Speaking during the recent Level Up KL 2016 conference, gamification expert Yu-kai Chou (pic, above) explained that the power of game design is more useful that people think it is.
“If you can design a game well you can essentially make life into a game,” Chou said. The ideal concept is that we would be able to make everything that we do fun while improving ourselves.
Game designers and developers, according to Chou, are experts in understanding what motivates and keeps people engaged.
Games are normally meant to just please the individuals playing them. But there is a lot more to these gamification concepts than serving as excuses to keep a player entertained. They can be used to making boring matters like compliance training, difficult school subjects or exercise more fun and exciting.
Chou said that all successful games appeal to what he calls Core Drives that motivate people towards certain activities.

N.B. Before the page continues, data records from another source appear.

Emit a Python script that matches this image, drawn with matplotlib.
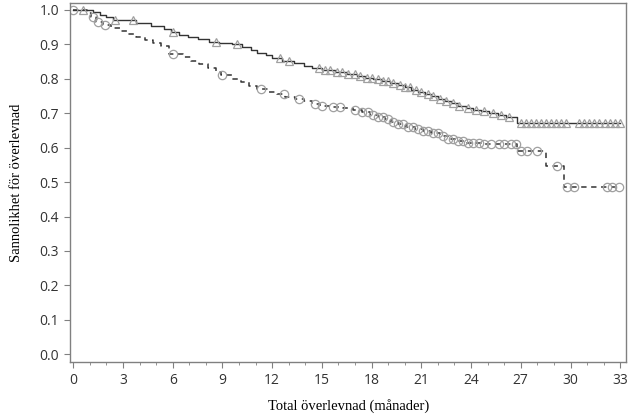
import numpy as np
import matplotlib.pyplot as plt

# group A (solid line, triangle censor marks): step times and survival after each step
a_times = [0, 1.2, 1.6, 2.0, 2.4, 3.8, 4.7, 5.5, 5.9, 6.4, 6.9, 7.5, 8.2, 8.8, 9.6,
           10.2, 10.7, 11.1, 11.6, 12.0, 12.6, 13.3, 13.9, 14.4, 15.0, 15.8, 16.5,
           17.1, 17.6, 18.1, 18.6, 19.1, 19.6, 20.0, 20.4, 20.8, 21.2, 21.6, 22.0,
           22.4, 22.8, 23.2, 23.7, 24.1, 24.6, 25.1, 25.6, 26.1, 26.8]
a_surv = [1.0, 0.993, 0.986, 0.979, 0.971, 0.962, 0.953, 0.944, 0.935, 0.928, 0.921,
          0.914, 0.908, 0.904, 0.9, 0.892, 0.884, 0.876, 0.868, 0.86, 0.852, 0.845,
          0.838, 0.832, 0.826, 0.82, 0.814, 0.808, 0.803, 0.798, 0.793, 0.788, 0.782,
          0.776, 0.768, 0.762, 0.755, 0.749, 0.742, 0.736, 0.729, 0.722, 0.716, 0.71,
          0.705, 0.7, 0.695, 0.688, 0.672]
a_end = 33.0
a_censor = [0.6, 2.5, 3.6, 6.0, 8.6, 9.9, 12.5, 13.0, 14.8, 15.2, 15.5, 15.9, 16.2,
            16.6, 17.0, 17.3, 17.7, 18.0, 18.4, 18.7, 19.0, 19.3, 19.7, 20.0, 20.3,
            20.7, 21.0, 21.4, 21.7, 22.1, 22.5, 22.9, 23.3, 23.8, 24.3, 24.8, 25.3,
            25.8, 26.3, 27.0, 27.3, 27.6, 27.9, 28.2, 28.5, 28.8, 29.1, 29.4, 29.7,
            30.5, 30.8, 31.1, 31.4, 31.7, 32.1, 32.4, 32.7, 33.0]

# group B (dashed line, circle censor marks)
b_times = [0, 0.8, 1.1, 1.4, 1.8, 2.3, 2.8, 3.3, 3.8, 4.3, 4.8, 5.3, 5.8, 6.6, 7.1,
           7.6, 8.1, 8.6, 8.9, 9.6, 10.1, 10.6, 11.1, 11.8, 12.3, 12.8, 13.4, 13.9,
           14.4, 14.9, 15.6, 16.3, 16.9, 17.4, 17.9, 18.4, 18.8, 19.2, 19.6, 20.1,
           20.6, 21.1, 21.6, 22.1, 22.6, 23.1, 23.6, 24.8, 26.8, 28.5, 29.6]
b_surv = [1.0, 0.99, 0.978, 0.966, 0.955, 0.947, 0.938, 0.93, 0.922, 0.913, 0.905,
          0.895, 0.872, 0.862, 0.852, 0.842, 0.832, 0.82, 0.81, 0.8, 0.79, 0.78,
          0.77, 0.762, 0.755, 0.748, 0.742, 0.735, 0.728, 0.722, 0.718, 0.714,
          0.708, 0.702, 0.696, 0.69, 0.683, 0.675, 0.668, 0.66, 0.654, 0.648,
          0.641, 0.634, 0.626, 0.618, 0.613, 0.61, 0.59, 0.546, 0.486]
b_end = 32.9
b_censor = [0.0, 1.2, 1.5, 1.9, 6.0, 9.0, 11.3, 12.7, 13.6, 14.6, 15.0, 15.7, 16.1,
            17.0, 17.4, 17.8, 18.1, 18.4, 18.7, 19.0, 19.3, 19.6, 19.9, 20.2, 20.5,
            20.8, 21.1, 21.4, 21.7, 22.0, 22.3, 22.6, 22.9, 23.2, 23.5, 23.8, 24.1,
            24.5, 24.8, 25.2, 25.7, 26.0, 26.4, 26.7, 27.0, 27.4, 28.0, 29.2, 29.8,
            30.2, 32.2, 32.5, 32.9]


def step_value(times, surv, t):
    idx = np.searchsorted(times, t, side='right') - 1
    return np.asarray(surv)[idx]


fig = plt.figure(figsize=(6.33, 4.16), dpi=100)
ax = fig.add_axes([0.111, 0.13, 0.878, 0.863])

line_col = '#333333'
mark_col = '#a0a0a0'

ax.step(a_times + [a_end], a_surv + [a_surv[-1]], where='post', color=line_col, lw=1.0)
ax.step(b_times + [b_end], b_surv + [b_surv[-1]], where='post', color=line_col, lw=1.1,
        linestyle=(0, (3.5, 3)))

ax.plot(a_censor, step_value(a_times, a_surv, a_censor), linestyle='none', marker='^',
        markersize=5.5, markerfacecolor='none', markeredgecolor=mark_col, markeredgewidth=0.9)
ax.plot(b_censor, step_value(b_times, b_surv, b_censor), linestyle='none', marker='o',
        markersize=6, markerfacecolor='none', markeredgecolor=mark_col, markeredgewidth=0.9)

ax.set_xlim(-0.18, 33.35)
ax.set_ylim(-0.022, 1.02)
ax.set_xticks(np.arange(0, 34, 3))
ax.set_xticks(np.arange(0, 34, 1), minor=True)
ax.set_yticks(np.arange(0, 1.01, 0.1))
ax.set_yticklabels(['%.1f' % v for v in np.arange(0, 1.01, 0.1)])

for s in ax.spines.values():
    s.set_color('#808080')
    s.set_linewidth(1.0)
ax.tick_params(which='major', length=4, color='#808080', labelcolor='#333333',
               labelsize=10, pad=4)
ax.tick_params(which='minor', length=2.5, color='#808080')
for lab in ax.get_xticklabels() + ax.get_yticklabels():
    lab.set_family('Open Sans')

ax.set_xlabel('Total överlevnad (månader)', family='Liberation Serif', fontsize=10.5,
              labelpad=8)
ax.set_ylabel('Sannolikhet för överlevnad', family='Liberation Serif', fontsize=10.5,
              labelpad=12)

fig.savefig('out.png', dpi=100)
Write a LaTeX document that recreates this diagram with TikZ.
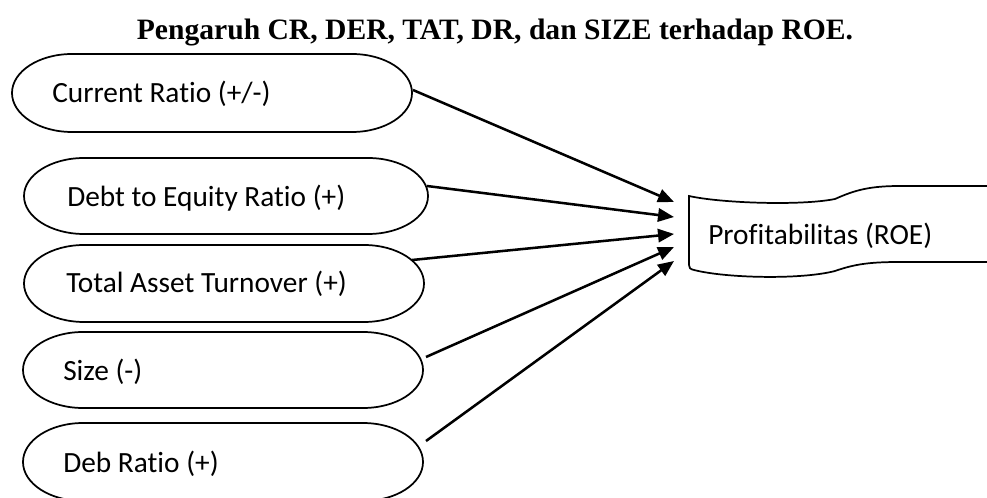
\documentclass[tikz,border=0pt]{standalone}
\usepackage{fontspec}
\setmainfont{Liberation Serif}
\newfontfamily\labelfont[Ligatures=NoCommon]{Carlito}
\usetikzlibrary{arrows.meta}
\tikzset{
  outline/.style={draw=black, line width=1.3pt},
  lbl/.style={font=\labelfont\fontsize{22pt}{24pt}\selectfont, inner sep=0pt, anchor=base west},
  arr/.style={draw=black, line width=1.9pt, -{Triangle[length=12pt,width=10pt]}},
}
% #1 left x, #2 top y, #3 right x, #4 bottom y ; elliptical ends, x radius 60
\newcommand\capsuleshape[4]{%
  \pgfmathsetmacro\capmid{(#2+#4)/2}%
  \pgfmathsetmacro\capk{0.5523*(#4-#2)/2}%
  \draw[outline] (#1+60,#2) -- (#3-60,#2)
    .. controls (#3-26.9,#2) and (#3,\capmid-\capk) .. (#3,\capmid)
    .. controls (#3,\capmid+\capk) and (#3-26.9,#4) .. (#3-60,#4)
    -- (#1+60,#4)
    .. controls (#1+26.9,#4) and (#1,\capmid+\capk) .. (#1,\capmid)
    .. controls (#1,\capmid-\capk) and (#1+26.9,#2) .. (#1+60,#2) -- cycle;}
\begin{document}
\begin{tikzpicture}[x=0.75pt, y=-0.75pt]
\useasboundingbox (0,0) rectangle (987,498);
\clip (0,0) rectangle (987,498);
% title
\node[font=\bfseries\fontsize{22.2pt}{26pt}\selectfont, inner sep=0pt, anchor=base] (title) at (495,40) {Pengaruh CR, DER, TAT, DR, dan SIZE terhadap ROE.};
% capsules
\capsuleshape{12}{54}{412}{132}
\node[lbl] (cr) at (52,103) {Current Ratio (+/-)};
\capsuleshape{24}{158}{428}{234}
\node[lbl] (der) at (67,207) {Debt to Equity Ratio (+)};
\capsuleshape{24}{245}{424}{322}
\node[lbl] (tat) at (66,293) {Total Asset Turnover (+)};
\capsuleshape{23}{332}{423}{408}
\node[lbl] (size) at (63,380) {Size (-)};
\capsuleshape{23}{423}{423}{501}
\node[lbl] (dr) at (63,472) {Deb Ratio (+)};
% ROE shape
\draw[outline] (995,186) -- (900,186)
  .. controls (870,186) and (855,190) .. (835,199)
  .. controls (800,206) and (720,203) .. (689,196)
  -- (689,265) .. controls (689,268) and (690,269) .. (694,270)
  .. controls (725,278) and (800,280) .. (835,271)
  .. controls (855,264) and (870,262) .. (900,262) -- (995,262);
\node[lbl] (roe) at (708,245) {Profitabilitas (ROE)};
% connector end points
\coordinate (crs) at (413,90);
\coordinate (ders) at (427,186);
\coordinate (tats) at (412,260);
\coordinate (sizes) at (426,357);
\coordinate (drs) at (426,441);
\coordinate (roe1) at (674,202);
\coordinate (roe2) at (674,217);
\coordinate (roe3) at (674,234);
\coordinate (roe4) at (674,247);
\coordinate (roe5) at (674,261);
\draw[arr] (crs) -- (roe1);
\draw[arr] (ders) -- (roe2);
\draw[arr] (tats) -- (roe3);
\draw[arr] (sizes) -- (roe4);
\draw[arr] (drs) -- (roe5);
\end{tikzpicture}
\end{document}
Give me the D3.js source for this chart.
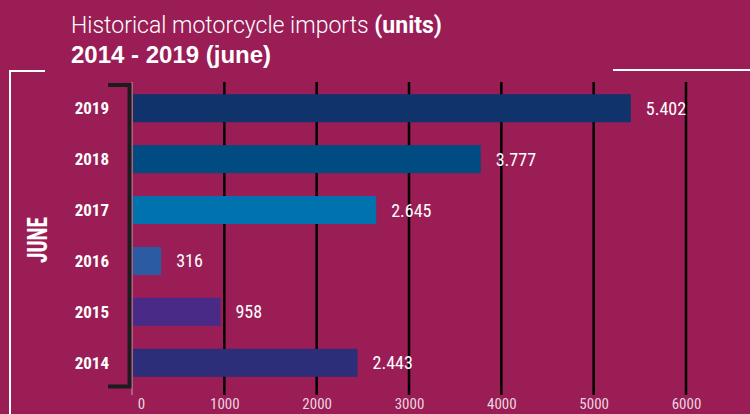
<!DOCTYPE html>
<html>
<head>
<meta charset="utf-8">
<script src="https://cdn.jsdelivr.net/npm/d3@7"></script>
<style>
  body { margin: 0; background: #9a1d56; }
  svg { display: block; }
</style>
</head>
<body>
<svg id="chart" width="750" height="414"></svg>
<script>
  // data
  var years = ["2019", "2018", "2017", "2016", "2015", "2014"];
  var imports = [5402, 3777, 2645, 316, 958, 2443];
  var valueLabels = ["5.402", "3.777", "2.645", "316", "958", "2.443"];
  var barColors = ["#10336b", "#004b82", "#0072ae", "#2a5ba3", "#4a2a87", "#2d2e7a"];
  var ticks = [0, 1000, 2000, 3000, 4000, 5000, 6000];

  var svg = d3.select("#chart");
  var condensed = "'Liberation Sans Narrow', 'Roboto Condensed', Roboto, sans-serif";

  var x = d3.scaleLinear().domain([0, 6000]).range([132, 686]);
  var y = d3.scaleBand().domain(years).range([83, 388]).paddingInner(0.45).paddingOuter(0.22);

  // title
  var title = svg.append("text")
    .attr("x", 71).attr("y", 33)
    .attr("fill", "#fff")
    .style("font-family", "Roboto, 'Liberation Sans', sans-serif")
    .style("font-size", "23px");
  title.append("tspan").style("font-weight", 300).text("Historical motorcycle imports ");
  title.append("tspan").style("font-weight", 700).text("(units)");
  svg.append("text")
    .attr("x", 71).attr("y", 63)
    .attr("fill", "#fff")
    .style("font-family", "'Liberation Sans', Arial, sans-serif")
    .style("font-weight", 700)
    .style("font-size", "24px")
    .text("2014 - 2019 (june)");

  // white frame lines
  svg.append("path")
    .attr("d", "M10,414 V71 H45")
    .attr("fill", "none").attr("stroke", "#fff").attr("stroke-width", 2);
  svg.append("line")
    .attr("x1", 613).attr("x2", 750).attr("y1", 70).attr("y2", 70)
    .attr("stroke", "#fff").attr("stroke-width", 2);

  // grid lines
  svg.append("g").selectAll("line")
    .data(ticks.slice(1))
    .enter().append("line")
    .attr("x1", function(d) { return x(d); })
    .attr("x2", function(d) { return x(d); })
    .attr("y1", 82).attr("y2", 395)
    .attr("stroke", "#000").attr("stroke-width", 2.5);

  // thin zero line
  svg.append("line")
    .attr("x1", x(0)).attr("x2", x(0)).attr("y1", 82).attr("y2", 395)
    .attr("stroke", "#c9a0b4").attr("stroke-width", 1);

  // bars
  svg.append("g").selectAll("rect")
    .data(imports)
    .enter().append("rect")
    .attr("x", x(0) + 1)
    .attr("y", function(d, i) { return y(years[i]); })
    .attr("width", function(d) { return x(d) - x(0) - 1; })
    .attr("height", y.bandwidth())
    .attr("fill", function(d, i) { return barColors[i]; });

  // value labels
  svg.append("g").selectAll("text")
    .data(imports)
    .enter().append("text")
    .attr("x", function(d) { return x(d) + 15; })
    .attr("y", function(d, i) { return y(years[i]) + y.bandwidth() / 2; })
    .attr("dy", "0.36em")
    .attr("fill", "#fff")
    .style("font-family", condensed)
    .style("font-size", "18px")
    .text(function(d, i) { return valueLabels[i]; });

  // black bracket
  svg.append("path")
    .attr("d", "M108,85 H129.5 V386.5 H108")
    .attr("fill", "none").attr("stroke", "#1c1c1c").attr("stroke-width", 4);

  // year labels
  svg.append("g").selectAll("text")
    .data(years)
    .enter().append("text")
    .attr("x", 109)
    .attr("y", function(d) { return y(d) + y.bandwidth() / 2; })
    .attr("dy", "0.36em")
    .attr("text-anchor", "end")
    .attr("fill", "#fff")
    .style("font-family", condensed)
    .style("font-weight", 700)
    .style("font-size", "17px")
    .text(function(d) { return d; });

  // JUNE label
  svg.append("text")
    .attr("transform", "translate(47,240) rotate(-90)")
    .attr("text-anchor", "middle")
    .attr("fill", "#fff")
    .attr("textLength", 46)
    .attr("lengthAdjust", "spacingAndGlyphs")
    .style("font-family", condensed)
    .style("font-weight", 700)
    .style("font-size", "27px")
    .text("JUNE");

  // x axis labels
  var xAxis = d3.axisBottom(x).tickValues(ticks).tickSize(0).tickPadding(0).tickFormat(d3.format("d"));
  var ax = svg.append("g").attr("transform", "translate(0,398)").call(xAxis);
  ax.select(".domain").remove();
  ax.selectAll("text")
    .attr("dy", "0.71em")
    .attr("fill", "#ecd3df")
    .style("font-family", condensed)
    .style("font-size", "15px");
  ax.selectAll("text").filter(function(d) { return d === 0; }).attr("x", 9);
</script>
</body>
</html>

By studying different motivations and behaviours he identified eight Core Drives that he grouped under a gamification framework called Octalysis.
These drives include elements like accomplishment, meaning, empowerment, ownership, scarcity and many others.
He said that there are many examples of situations where Core Drives can be applied to gain greater user engagement.
The Core Drive of Ownership was capitalised upon by a little known mobile game called Geomon, a precursor to Pokemon Go, that enabled users to collect creatures by using geolocation data from smartphones to determine the kind of creatures players would collect.
Much like Pokemon Go, people grew attached to their virtual creatures through a sense of ownership.
Sadly, the developer of the game, Loki Studio, was forced to shut the game down after it was acquired by Yahoo! in 2013. Still, people persisted and fought to keep the game online though that too ultimately failed.
Traditionally Social Influence plays a big part in games particularly in massive multiplayer online role-playing games (MMORPG) like World of Warcraft where players gather into massive groups to “raid” dungeons.
But the concept also applies through crowdfunding on sites such as, Kickstarter and Indiegogo where people are motivated to pool their resources to take a project or product live.
But there is also a darker side to these Core Drives that comes from drives like Unpredictability, which are often used in gambling games. Unpredictability randomises rewards and incentivises users to try multiple times to gain something.
The other is Avoidance, which can be seen in Zynga games like Farmville that posts pictures of a player’s farm on their Facebook feed should they not tend to their farm for a certain period of time.
Ultimately, though, Chou hopes that the framework will help in the understanding of what motivates and engages people so it can be used to affect positive change and help people achieve their goals through meaningful achievements.